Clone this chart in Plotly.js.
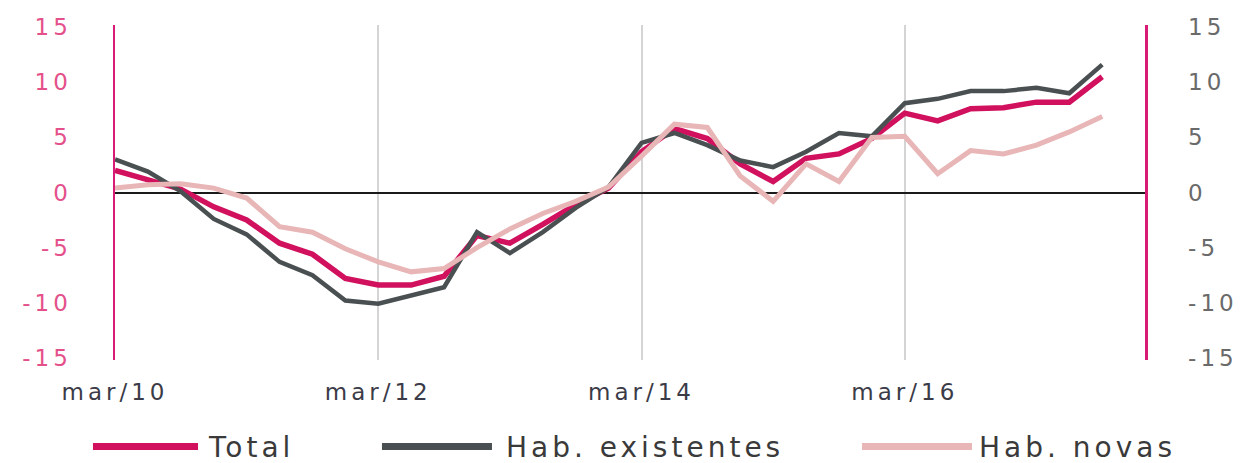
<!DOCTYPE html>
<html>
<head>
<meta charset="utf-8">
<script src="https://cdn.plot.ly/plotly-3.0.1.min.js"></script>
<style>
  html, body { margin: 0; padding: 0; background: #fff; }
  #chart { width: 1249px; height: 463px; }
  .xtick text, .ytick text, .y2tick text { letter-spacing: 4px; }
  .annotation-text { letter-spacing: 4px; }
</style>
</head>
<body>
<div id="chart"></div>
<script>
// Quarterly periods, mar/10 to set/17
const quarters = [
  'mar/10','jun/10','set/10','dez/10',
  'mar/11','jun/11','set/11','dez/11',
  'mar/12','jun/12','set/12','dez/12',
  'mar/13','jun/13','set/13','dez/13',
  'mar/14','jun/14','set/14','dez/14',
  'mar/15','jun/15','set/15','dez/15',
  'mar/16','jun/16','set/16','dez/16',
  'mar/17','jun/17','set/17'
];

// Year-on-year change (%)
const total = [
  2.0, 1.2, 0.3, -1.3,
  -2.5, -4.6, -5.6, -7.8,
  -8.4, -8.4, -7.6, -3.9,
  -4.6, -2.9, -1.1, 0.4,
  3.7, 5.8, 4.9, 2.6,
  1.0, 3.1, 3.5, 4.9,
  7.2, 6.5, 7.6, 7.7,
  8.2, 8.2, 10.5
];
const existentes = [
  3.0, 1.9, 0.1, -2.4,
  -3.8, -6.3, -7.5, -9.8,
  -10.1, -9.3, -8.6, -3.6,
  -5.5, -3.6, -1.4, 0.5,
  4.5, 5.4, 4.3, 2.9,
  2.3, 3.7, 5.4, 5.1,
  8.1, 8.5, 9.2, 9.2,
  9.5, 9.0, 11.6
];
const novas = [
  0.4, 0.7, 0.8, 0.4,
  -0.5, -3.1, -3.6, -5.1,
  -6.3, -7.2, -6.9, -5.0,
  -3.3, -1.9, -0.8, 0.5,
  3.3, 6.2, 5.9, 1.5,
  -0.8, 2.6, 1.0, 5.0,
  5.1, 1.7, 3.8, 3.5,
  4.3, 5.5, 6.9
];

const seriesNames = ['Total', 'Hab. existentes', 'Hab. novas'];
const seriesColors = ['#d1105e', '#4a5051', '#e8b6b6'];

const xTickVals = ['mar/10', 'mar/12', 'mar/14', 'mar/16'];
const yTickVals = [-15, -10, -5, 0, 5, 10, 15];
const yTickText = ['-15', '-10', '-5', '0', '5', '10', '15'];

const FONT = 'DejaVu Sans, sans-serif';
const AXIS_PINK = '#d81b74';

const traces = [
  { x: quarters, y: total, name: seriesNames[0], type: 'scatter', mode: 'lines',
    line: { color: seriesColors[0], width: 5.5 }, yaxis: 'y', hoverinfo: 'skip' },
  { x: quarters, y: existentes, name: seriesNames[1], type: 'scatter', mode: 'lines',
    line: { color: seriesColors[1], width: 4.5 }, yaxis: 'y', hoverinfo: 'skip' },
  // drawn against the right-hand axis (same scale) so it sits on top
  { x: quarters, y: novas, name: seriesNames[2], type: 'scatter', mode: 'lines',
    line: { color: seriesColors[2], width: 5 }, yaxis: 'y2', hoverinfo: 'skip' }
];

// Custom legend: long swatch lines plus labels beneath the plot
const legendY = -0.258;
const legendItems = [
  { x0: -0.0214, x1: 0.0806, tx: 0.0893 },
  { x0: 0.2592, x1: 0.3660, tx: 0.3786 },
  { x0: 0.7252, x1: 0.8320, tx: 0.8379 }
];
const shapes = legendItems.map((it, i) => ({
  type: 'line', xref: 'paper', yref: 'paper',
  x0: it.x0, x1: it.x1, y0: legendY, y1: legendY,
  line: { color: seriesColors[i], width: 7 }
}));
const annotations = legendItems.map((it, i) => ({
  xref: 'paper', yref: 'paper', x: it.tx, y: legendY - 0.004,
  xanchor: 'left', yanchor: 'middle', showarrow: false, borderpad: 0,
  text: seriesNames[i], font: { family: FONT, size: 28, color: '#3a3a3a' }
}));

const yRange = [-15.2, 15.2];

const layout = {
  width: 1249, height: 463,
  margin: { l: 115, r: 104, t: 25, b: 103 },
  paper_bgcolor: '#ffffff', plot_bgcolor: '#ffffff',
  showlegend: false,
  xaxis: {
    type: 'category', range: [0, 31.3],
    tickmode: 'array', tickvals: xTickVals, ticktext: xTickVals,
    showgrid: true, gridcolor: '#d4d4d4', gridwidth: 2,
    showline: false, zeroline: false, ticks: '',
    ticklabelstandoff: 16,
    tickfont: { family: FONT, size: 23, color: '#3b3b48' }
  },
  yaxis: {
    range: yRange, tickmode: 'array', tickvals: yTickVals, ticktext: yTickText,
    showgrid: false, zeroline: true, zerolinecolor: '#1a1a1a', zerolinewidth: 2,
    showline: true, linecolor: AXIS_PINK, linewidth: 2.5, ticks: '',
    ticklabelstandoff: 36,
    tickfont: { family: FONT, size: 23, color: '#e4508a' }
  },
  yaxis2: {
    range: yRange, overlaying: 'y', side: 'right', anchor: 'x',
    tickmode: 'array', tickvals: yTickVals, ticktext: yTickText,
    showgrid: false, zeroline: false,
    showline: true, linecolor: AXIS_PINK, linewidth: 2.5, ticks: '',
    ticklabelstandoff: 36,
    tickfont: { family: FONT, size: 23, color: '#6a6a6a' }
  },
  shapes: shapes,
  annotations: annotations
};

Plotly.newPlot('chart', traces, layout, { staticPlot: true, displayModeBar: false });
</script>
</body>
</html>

□ □ □

=== INSTRUCTIONS TO FOLLOW ===
Exactly as written, return every line of the listing, but not the pictures.

=== SOLUTION TO THIS TASK ===
Clone this chart in Plotly.js.
<!DOCTYPE html>
<html>
<head>
<meta charset="utf-8">
<script src="https://cdn.plot.ly/plotly-3.0.1.min.js"></script>
<style>
  html, body { margin: 0; padding: 0; background: #fff; }
  #chart { width: 1249px; height: 463px; }
  .xtick text, .ytick text, .y2tick text { letter-spacing: 4px; }
  .annotation-text { letter-spacing: 4px; }
</style>
</head>
<body>
<div id="chart"></div>
<script>
// Quarterly periods, mar/10 to set/17
const quarters = [
  'mar/10','jun/10','set/10','dez/10',
  'mar/11','jun/11','set/11','dez/11',
  'mar/12','jun/12','set/12','dez/12',
  'mar/13','jun/13','set/13','dez/13',
  'mar/14','jun/14','set/14','dez/14',
  'mar/15','jun/15','set/15','dez/15',
  'mar/16','jun/16','set/16','dez/16',
  'mar/17','jun/17','set/17'
];

// Year-on-year change (%)
const total = [
  2.0, 1.2, 0.3, -1.3,
  -2.5, -4.6, -5.6, -7.8,
  -8.4, -8.4, -7.6, -3.9,
  -4.6, -2.9, -1.1, 0.4,
  3.7, 5.8, 4.9, 2.6,
  1.0, 3.1, 3.5, 4.9,
  7.2, 6.5, 7.6, 7.7,
  8.2, 8.2, 10.5
];
const existentes = [
  3.0, 1.9, 0.1, -2.4,
  -3.8, -6.3, -7.5, -9.8,
  -10.1, -9.3, -8.6, -3.6,
  -5.5, -3.6, -1.4, 0.5,
  4.5, 5.4, 4.3, 2.9,
  2.3, 3.7, 5.4, 5.1,
  8.1, 8.5, 9.2, 9.2,
  9.5, 9.0, 11.6
];
const novas = [
  0.4, 0.7, 0.8, 0.4,
  -0.5, -3.1, -3.6, -5.1,
  -6.3, -7.2, -6.9, -5.0,
  -3.3, -1.9, -0.8, 0.5,
  3.3, 6.2, 5.9, 1.5,
  -0.8, 2.6, 1.0, 5.0,
  5.1, 1.7, 3.8, 3.5,
  4.3, 5.5, 6.9
];

const seriesNames = ['Total', 'Hab. existentes', 'Hab. novas'];
const seriesColors = ['#d1105e', '#4a5051', '#e8b6b6'];

const xTickVals = ['mar/10', 'mar/12', 'mar/14', 'mar/16'];
const yTickVals = [-15, -10, -5, 0, 5, 10, 15];
const yTickText = ['-15', '-10', '-5', '0', '5', '10', '15'];

const FONT = 'DejaVu Sans, sans-serif';
const AXIS_PINK = '#d81b74';

const traces = [
  { x: quarters, y: total, name: seriesNames[0], type: 'scatter', mode: 'lines',
    line: { color: seriesColors[0], width: 5.5 }, yaxis: 'y', hoverinfo: 'skip' },
  { x: quarters, y: existentes, name: seriesNames[1], type: 'scatter', mode: 'lines',
    line: { color: seriesColors[1], width: 4.5 }, yaxis: 'y', hoverinfo: 'skip' },
  // drawn against the right-hand axis (same scale) so it sits on top
  { x: quarters, y: novas, name: seriesNames[2], type: 'scatter', mode: 'lines',
    line: { color: seriesColors[2], width: 5 }, yaxis: 'y2', hoverinfo: 'skip' }
];

// Custom legend: long swatch lines plus labels beneath the plot
const legendY = -0.258;
const legendItems = [
  { x0: -0.0214, x1: 0.0806, tx: 0.0893 },
  { x0: 0.2592, x1: 0.3660, tx: 0.3786 },
  { x0: 0.7252, x1: 0.8320, tx: 0.8379 }
];
const shapes = legendItems.map((it, i) => ({
  type: 'line', xref: 'paper', yref: 'paper',
  x0: it.x0, x1: it.x1, y0: legendY, y1: legendY,
  line: { color: seriesColors[i], width: 7 }
}));
const annotations = legendItems.map((it, i) => ({
  xref: 'paper', yref: 'paper', x: it.tx, y: legendY - 0.004,
  xanchor: 'left', yanchor: 'middle', showarrow: false, borderpad: 0,
  text: seriesNames[i], font: { family: FONT, size: 28, color: '#3a3a3a' }
}));

const yRange = [-15.2, 15.2];

const layout = {
  width: 1249, height: 463,
  margin: { l: 115, r: 104, t: 25, b: 103 },
  paper_bgcolor: '#ffffff', plot_bgcolor: '#ffffff',
  showlegend: false,
  xaxis: {
    type: 'category', range: [0, 31.3],
    tickmode: 'array', tickvals: xTickVals, ticktext: xTickVals,
    showgrid: true, gridcolor: '#d4d4d4', gridwidth: 2,
    showline: false, zeroline: false, ticks: '',
    ticklabelstandoff: 16,
    tickfont: { family: FONT, size: 23, color: '#3b3b48' }
  },
  yaxis: {
    range: yRange, tickmode: 'array', tickvals: yTickVals, ticktext: yTickText,
    showgrid: false, zeroline: true, zerolinecolor: '#1a1a1a', zerolinewidth: 2,
    showline: true, linecolor: AXIS_PINK, linewidth: 2.5, ticks: '',
    ticklabelstandoff: 36,
    tickfont: { family: FONT, size: 23, color: '#e4508a' }
  },
  yaxis2: {
    range: yRange, overlaying: 'y', side: 'right', anchor: 'x',
    tickmode: 'array', tickvals: yTickVals, ticktext: yTickText,
    showgrid: false, zeroline: false,
    showline: true, linecolor: AXIS_PINK, linewidth: 2.5, ticks: '',
    ticklabelstandoff: 36,
    tickfont: { family: FONT, size: 23, color: '#6a6a6a' }
  },
  shapes: shapes,
  annotations: annotations
};

Plotly.newPlot('chart', traces, layout, { staticPlot: true, displayModeBar: false });
</script>
</body>
</html>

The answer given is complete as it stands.